Source material
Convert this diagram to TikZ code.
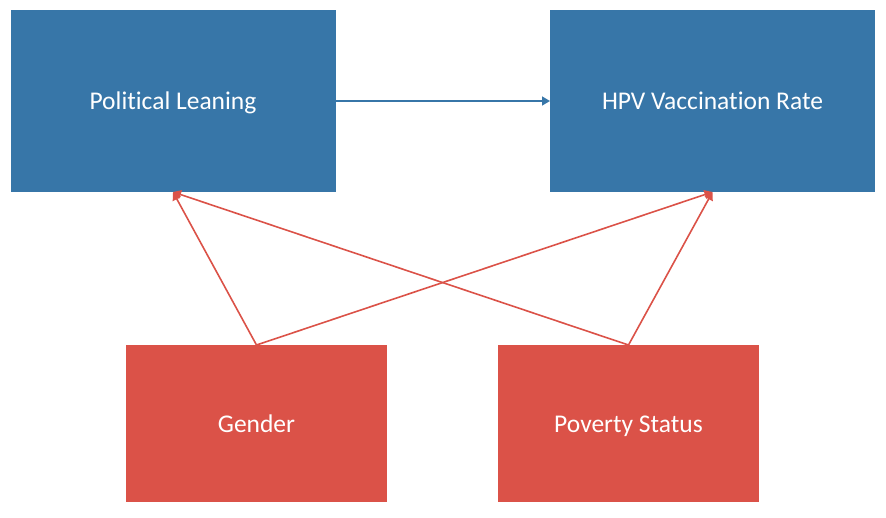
\documentclass[tikz,border=0pt]{standalone}
\usepackage{fontspec}
\setmainfont[Ligatures=NoCommon]{Carlito}
\usetikzlibrary{arrows.meta}
\definecolor{blockblue}{HTML}{3776A8}
\definecolor{blockred}{HTML}{DB5248}
\tikzset{block/.style = {fill=#1, rectangle, inner sep=0pt, outer sep=0pt, text=white, text height=22pt, text depth=5pt, font=\fontsize{25.5}{30}\selectfont},
         bigblock/.style = {block=blockblue, minimum width=325pt, minimum height=182pt},
         smallblock/.style = {block=blockred, minimum width=261pt, minimum height=157pt},
         link/.style = {line width=1.6pt, -{Triangle[length=8pt,width=9pt]}}}
\begin{document}
\begin{tikzpicture}[x=1pt,y=1pt]
        \useasboundingbox (0,0) rectangle (886,-517);
        \node[bigblock](pol)at(173,-101){Political Leaning};
        \node[bigblock](hpv)at(712.5,-101){HPV Vaccination Rate};
        \node[smallblock](gen)at(256.5,-423.5){Gender};
        \node[smallblock](pov)at(628.5,-423.5){Poverty Status};

        \draw[link,blockblue](pol.east)--(hpv.west);
        \draw[link,blockred](gen.north)--(pol.south);
        \draw[link,blockred](gen.north)--(hpv.south);
        \draw[link,blockred](pov.north)--(pol.south);
        \draw[link,blockred](pov.north)--(hpv.south);
    \end{tikzpicture}
\end{document}
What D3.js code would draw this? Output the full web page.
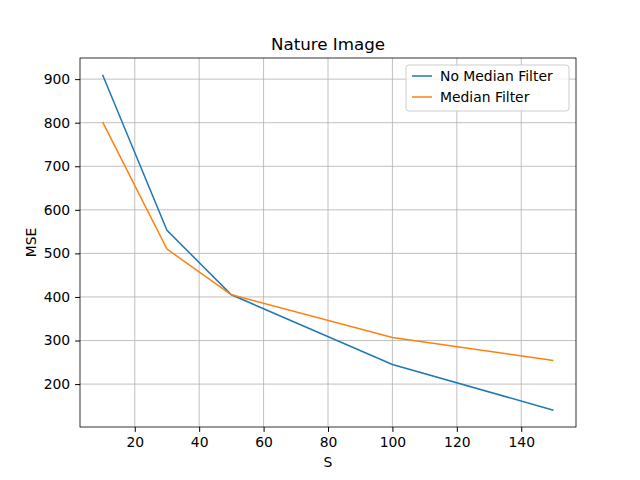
<!DOCTYPE html>
<html><head><meta charset="utf-8">
<script src="https://cdn.jsdelivr.net/npm/d3@7"></script>
<style>body{margin:0;background:#fff}text{font-family:"DejaVu Sans",sans-serif}</style>
</head><body>
<svg id="chart" width="640" height="480"></svg>
<script>
var sValues = [10, 30, 50, 100, 150];
var noMedian = [910, 553, 405, 245, 140];
var withMedian = [802, 510, 405, 307, 254];
var seriesNames = ['No Median Filter', 'Median Filter'];
var colors = ['#1f77b4', '#ff7f0e'];

var svg = d3.select('#chart');
var pLeft = 80, pRight = 576, pTop = 58, pBottom = 427;

var x = d3.scaleLinear().domain([3, 157]).range([pLeft, pRight]);
var y = d3.scaleLinear().domain([101.5, 948.5]).range([pBottom, pTop]);

// grid
svg.append('g').selectAll('line').data(d3.range(20, 141, 20)).enter().append('line')
	.attr('x1', function(d){ return x(d) }).attr('x2', function(d){ return x(d) })
	.attr('y1', pTop).attr('y2', pBottom).attr('stroke', '#b0b0b0').attr('stroke-width', 0.8);
svg.append('g').selectAll('line').data(d3.range(200, 901, 100)).enter().append('line')
	.attr('y1', function(d){ return y(d) }).attr('y2', function(d){ return y(d) })
	.attr('x1', pLeft).attr('x2', pRight).attr('stroke', '#b0b0b0').attr('stroke-width', 0.8);

var xAxis = svg.append('g').attr('transform', 'translate(0,' + pBottom + ')')
	.call(d3.axisBottom(x).tickValues(d3.range(20, 141, 20)).tickSize(4.9).tickPadding(4.9));
var yAxis = svg.append('g').attr('transform', 'translate(' + pLeft + ',0)')
	.call(d3.axisLeft(y).tickValues(d3.range(200, 901, 100)).tickSize(4.9).tickPadding(4.9));
[xAxis, yAxis].forEach(function(a){
	a.select('.domain').remove();
	a.selectAll('text').attr('font-size', 13.9).attr('fill', '#000');
});

svg.append('rect').attr('x', pLeft).attr('y', pTop).attr('width', pRight - pLeft).attr('height', pBottom - pTop)
	.attr('fill', 'none').attr('stroke', '#000').attr('stroke-width', 0.8);

var line = d3.line().x(function(d){ return x(d[0]) }).y(function(d){ return y(d[1]) });
[noMedian, withMedian].forEach(function(vals, i){
	svg.append('path').datum(sValues.map(function(s, j){ return [s, vals[j]] }))
		.attr('d', line).attr('fill', 'none').attr('stroke', colors[i]).attr('stroke-width', 1.5);
});

svg.append('text').attr('x', (pLeft + pRight) / 2).attr('y', 50).attr('text-anchor', 'middle')
	.attr('font-size', 16.7).text('Nature Image');
svg.append('text').attr('x', (pLeft + pRight) / 2).attr('y', 467).attr('text-anchor', 'middle')
	.attr('font-size', 13.9).text('S');
svg.append('text').attr('transform', 'translate(36,' + ((pTop + pBottom) / 2) + ') rotate(-90)')
	.attr('text-anchor', 'middle').attr('font-size', 13.9).text('MSE');

// legend
var lg = svg.append('g').attr('transform', 'translate(406,65)');
lg.append('rect').attr('width', 163).attr('height', 46).attr('rx', 3)
	.attr('fill', '#fff').attr('fill-opacity', 0.8).attr('stroke', '#ccc');
seriesNames.forEach(function(n, i){
	var yy = 11 + i * 21;
	lg.append('line').attr('x1', 6).attr('x2', 26).attr('y1', yy).attr('y2', yy)
		.attr('stroke', colors[i]).attr('stroke-width', 1.5);
	lg.append('text').attr('x', 34).attr('y', yy + 5).attr('font-size', 13.9).text(n);
});
</script>
</body></html>
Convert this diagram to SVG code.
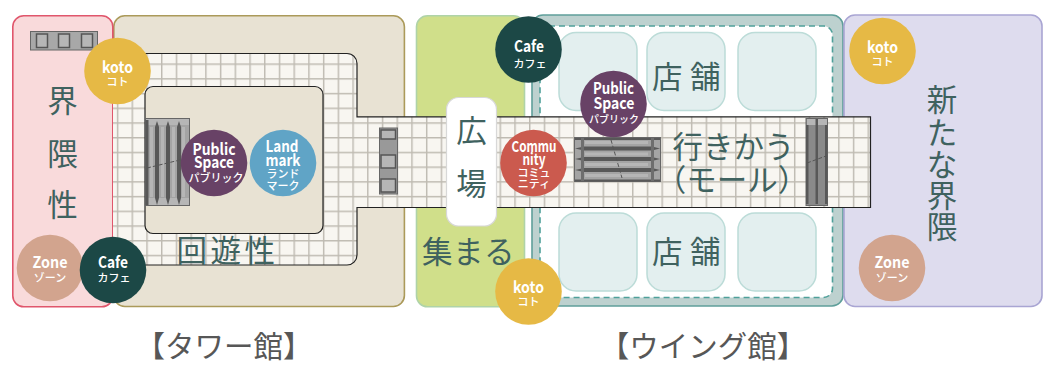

Problem statement
Make an exact copy of the listing above. Do not include the pictures.

Expected answer
Convert this diagram to TikZ code.
\documentclass[tikz,border=0pt]{standalone}
\usepackage{fontspec}
\setmainfont[Ligatures=NoCommon]{Carlito}
\usetikzlibrary{arrows.meta}
\definecolor{blockblue}{HTML}{3776A8}
\definecolor{blockred}{HTML}{DB5248}
\tikzset{block/.style = {fill=#1, rectangle, inner sep=0pt, outer sep=0pt, text=white, text height=22pt, text depth=5pt, font=\fontsize{25.5}{30}\selectfont},
         bigblock/.style = {block=blockblue, minimum width=325pt, minimum height=182pt},
         smallblock/.style = {block=blockred, minimum width=261pt, minimum height=157pt},
         link/.style = {line width=1.6pt, -{Triangle[length=8pt,width=9pt]}}}
\begin{document}
\begin{tikzpicture}[x=1pt,y=1pt]
        \useasboundingbox (0,0) rectangle (886,-517);
        \node[bigblock](pol)at(173,-101){Political Leaning};
        \node[bigblock](hpv)at(712.5,-101){HPV Vaccination Rate};
        \node[smallblock](gen)at(256.5,-423.5){Gender};
        \node[smallblock](pov)at(628.5,-423.5){Poverty Status};

        \draw[link,blockblue](pol.east)--(hpv.west);
        \draw[link,blockred](gen.north)--(pol.south);
        \draw[link,blockred](gen.north)--(hpv.south);
        \draw[link,blockred](pov.north)--(pol.south);
        \draw[link,blockred](pov.north)--(hpv.south);
    \end{tikzpicture}
\end{document}
What D3.js code would draw this? Output the full web page.
<!DOCTYPE html>
<html><head><meta charset="utf-8">
<script src="https://cdn.jsdelivr.net/npm/d3@7"></script>
<style>body{margin:0;background:#fff}text{font-family:"DejaVu Sans",sans-serif}</style>
</head><body>
<svg id="chart" width="640" height="480"></svg>
<script>
var sValues = [10, 30, 50, 100, 150];
var noMedian = [910, 553, 405, 245, 140];
var withMedian = [802, 510, 405, 307, 254];
var seriesNames = ['No Median Filter', 'Median Filter'];
var colors = ['#1f77b4', '#ff7f0e'];

var svg = d3.select('#chart');
var pLeft = 80, pRight = 576, pTop = 58, pBottom = 427;

var x = d3.scaleLinear().domain([3, 157]).range([pLeft, pRight]);
var y = d3.scaleLinear().domain([101.5, 948.5]).range([pBottom, pTop]);

// grid
svg.append('g').selectAll('line').data(d3.range(20, 141, 20)).enter().append('line')
	.attr('x1', function(d){ return x(d) }).attr('x2', function(d){ return x(d) })
	.attr('y1', pTop).attr('y2', pBottom).attr('stroke', '#b0b0b0').attr('stroke-width', 0.8);
svg.append('g').selectAll('line').data(d3.range(200, 901, 100)).enter().append('line')
	.attr('y1', function(d){ return y(d) }).attr('y2', function(d){ return y(d) })
	.attr('x1', pLeft).attr('x2', pRight).attr('stroke', '#b0b0b0').attr('stroke-width', 0.8);

var xAxis = svg.append('g').attr('transform', 'translate(0,' + pBottom + ')')
	.call(d3.axisBottom(x).tickValues(d3.range(20, 141, 20)).tickSize(4.9).tickPadding(4.9));
var yAxis = svg.append('g').attr('transform', 'translate(' + pLeft + ',0)')
	.call(d3.axisLeft(y).tickValues(d3.range(200, 901, 100)).tickSize(4.9).tickPadding(4.9));
[xAxis, yAxis].forEach(function(a){
	a.select('.domain').remove();
	a.selectAll('text').attr('font-size', 13.9).attr('fill', '#000');
});

svg.append('rect').attr('x', pLeft).attr('y', pTop).attr('width', pRight - pLeft).attr('height', pBottom - pTop)
	.attr('fill', 'none').attr('stroke', '#000').attr('stroke-width', 0.8);

var line = d3.line().x(function(d){ return x(d[0]) }).y(function(d){ return y(d[1]) });
[noMedian, withMedian].forEach(function(vals, i){
	svg.append('path').datum(sValues.map(function(s, j){ return [s, vals[j]] }))
		.attr('d', line).attr('fill', 'none').attr('stroke', colors[i]).attr('stroke-width', 1.5);
});

svg.append('text').attr('x', (pLeft + pRight) / 2).attr('y', 50).attr('text-anchor', 'middle')
	.attr('font-size', 16.7).text('Nature Image');
svg.append('text').attr('x', (pLeft + pRight) / 2).attr('y', 467).attr('text-anchor', 'middle')
	.attr('font-size', 13.9).text('S');
svg.append('text').attr('transform', 'translate(36,' + ((pTop + pBottom) / 2) + ') rotate(-90)')
	.attr('text-anchor', 'middle').attr('font-size', 13.9).text('MSE');

// legend
var lg = svg.append('g').attr('transform', 'translate(406,65)');
lg.append('rect').attr('width', 163).attr('height', 46).attr('rx', 3)
	.attr('fill', '#fff').attr('fill-opacity', 0.8).attr('stroke', '#ccc');
seriesNames.forEach(function(n, i){
	var yy = 11 + i * 21;
	lg.append('line').attr('x1', 6).attr('x2', 26).attr('y1', yy).attr('y2', yy)
		.attr('stroke', colors[i]).attr('stroke-width', 1.5);
	lg.append('text').attr('x', 34).attr('y', yy + 5).attr('font-size', 13.9).text(n);
});
</script>
</body></html>
Convert this diagram to SVG code.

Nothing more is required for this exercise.